FORBIDDEN NOT (ANYMORE)


I spent the morning walking and sweating through the Forbidden City, a fascinating place north of Tiananmen Square and the ritual center of two dynasties, the Ming (1368-1644) and Qing (1644-1911).
They sure built things well back then.
The Palace Museum alone houses more than 1.5 million objects, from paintings to jewelry to clocks to stone drums to jades to ceramics.
It is the world’s largest palace complex, covering over 1,000,000 meters. It takes about 90 minutes to stroll from one end to the next. And if you’re lucky like me, the humidity is beyond atrocious and your dress shirt within minutes resembles a soaked towel.

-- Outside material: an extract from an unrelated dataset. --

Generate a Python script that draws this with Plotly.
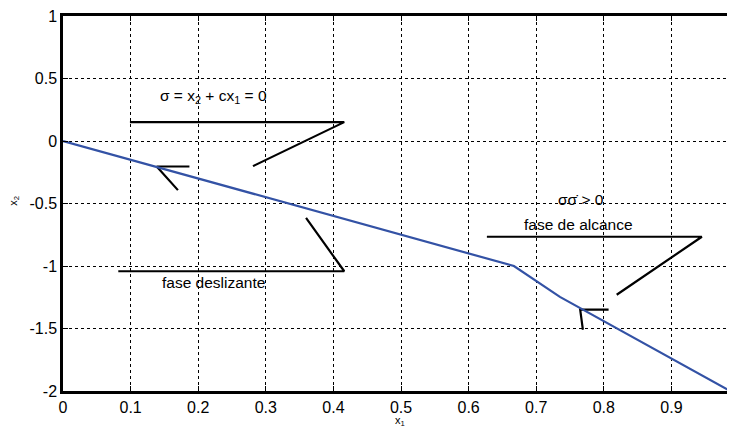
import plotly.graph_objects as go

# trajectory (blue)
traj_x = [0, 0.667, 0.735, 0.839, 1.0]
traj_y = [0, -1.0, -1.247, -1.559, -2.04]

# annotation pointer lines (black)
sigma_line_x = [0.099, 0.416, 0.281]
sigma_line_y = [0.151, 0.151, -0.201]
arrow1_x = [0.187, 0.1386, 0.170]
arrow1_y = [-0.204, -0.204, -0.393]
desl_line_x = [0.0818, 0.416, 0.3595]
desl_line_y = [-1.042, -1.042, -0.615]
alc_line_x = [0.627, 0.945, 0.819]
alc_line_y = [-0.766, -0.766, -1.230]
arrow2_x = [0.807, 0.765, 0.769]
arrow2_y = [-1.349, -1.349, -1.51]

# text labels
label_texts = ["σ = x<sub>2</sub> + cx<sub>1</sub> = 0", "fase deslizante", "σσ\u0307 > 0", "fase de alcance"]
label_x = [0.223, 0.223, 0.766, 0.762]
label_y = [0.36, -1.132, -0.464, -0.671]

x_ticks = [0, 0.1, 0.2, 0.3, 0.4, 0.5, 0.6, 0.7, 0.8, 0.9]
x_ticklabels = ["0", "0.1", "0.2", "0.3", "0.4", "0.5", "0.6", "0.7", "0.8", "0.9"]
y_ticks = [-2, -1.5, -1, -0.5, 0, 0.5, 1]
y_ticklabels = ["-2", "-1.5", "-1", "-0.5", "0", "0.5", "1"]

FONT = "Liberation Sans, Arial, sans-serif"

fig = go.Figure()
for xs, ys in [(sigma_line_x, sigma_line_y), (arrow1_x, arrow1_y), (desl_line_x, desl_line_y),
               (alc_line_x, alc_line_y), (arrow2_x, arrow2_y)]:
    fig.add_trace(go.Scatter(x=xs, y=ys, mode="lines", line=dict(color="black", width=2.2),
                             showlegend=False, hoverinfo="skip"))
fig.add_trace(go.Scatter(x=traj_x, y=traj_y, mode="lines", line=dict(color="#3352a5", width=2.2),
                         showlegend=False))

for t, x, y in zip(label_texts, label_x, label_y):
    fig.add_annotation(x=x, y=y, text=t, showarrow=False, font=dict(family=FONT, size=15.5, color="black"))

fig.add_annotation(xref="paper", yref="paper", x=0.5015, y=-0.08, xanchor="center", yanchor="middle",
                   text="x<sub>1</sub>", showarrow=False,
                   font=dict(family=FONT, size=11, color="black"))
fig.add_annotation(xref="paper", yref="paper", x=-0.073, y=0.507, xanchor="center", yanchor="middle",
                   text="x<sub>2</sub>", showarrow=False,
                   textangle=-90, font=dict(family=FONT, size=11, color="black"))

fig.update_layout(
    template="none",
    width=727, height=425,
    margin=dict(l=55, r=0, t=8, b=42, pad=0),
    paper_bgcolor="white", plot_bgcolor="white",
    font=dict(family=FONT, size=16, color="black"),
    xaxis=dict(range=[0, 0.994], tickvals=x_ticks, ticktext=x_ticklabels, automargin=False,
               tickfont=dict(family=FONT, size=16, color="black"), ticklabeloverflow="allow",
               showgrid=True, gridcolor="black", griddash="dot", gridwidth=1,
               zeroline=False, showline=True, linecolor="black", linewidth=2.5, mirror="ticks",
               ticks="inside", ticklen=5, tickwidth=1, tickcolor="black"),
    yaxis=dict(range=[-2, 1], tickvals=y_ticks, ticktext=y_ticklabels, automargin=False,
               tickfont=dict(family=FONT, size=16, color="black"), ticklabeloverflow="allow",
               showgrid=True, gridcolor="black", griddash="dot", gridwidth=1,
               zeroline=False, showline=True, linecolor="black", linewidth=2.5,
               ticks="inside", ticklen=5, tickwidth=1, tickcolor="black"),
)

fig.write_html("out.html")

I’m pretty sure that’s why a bunch of school children asked to take their picture with me — an American with red hair is peculiar enough around here, but then throw in the fact he looks as though he just jumped out of a pool, and the kiddies really become interested.
They laughed a lot while talking Chinese during the pictures. I got the feeling the jokes weren’t all that flattering to their wet American friend.
The first person I met was Webbie, a 19-year-old female student from the northeast province of Fujian. She and a friend traveled 19 hours by train to see a place that was once off limits to average citizens.
“I am here for the history,” Webbie said. “It is our symbol of China. We have never been here. It is important to see where all the emperors lived.”
Yellow is the symbol of the royal family, so it’s the dominant color in the city. Also popular is the idea of gouging Americans. I now know why Ted Koppel called China the “People’s Republic of Capitalism.” One local offered a personal tour for 200 Yuan ($30 American), but I chose the audio version for 40 Yuan ($6, a deal my sports editor undoubtedly will applaud). At least five times, street vendors approached with this question:
“You American?”
“Yes.”
“Good. I give you best deal.”
Translation: I’m about to charge you five times what this stupid fan is worth.
The clock is ticking. About five hours until the Opening Ceremonies, until China officially welcomes the world. I have a feeling we are about to see something unlike anything the Games have seen.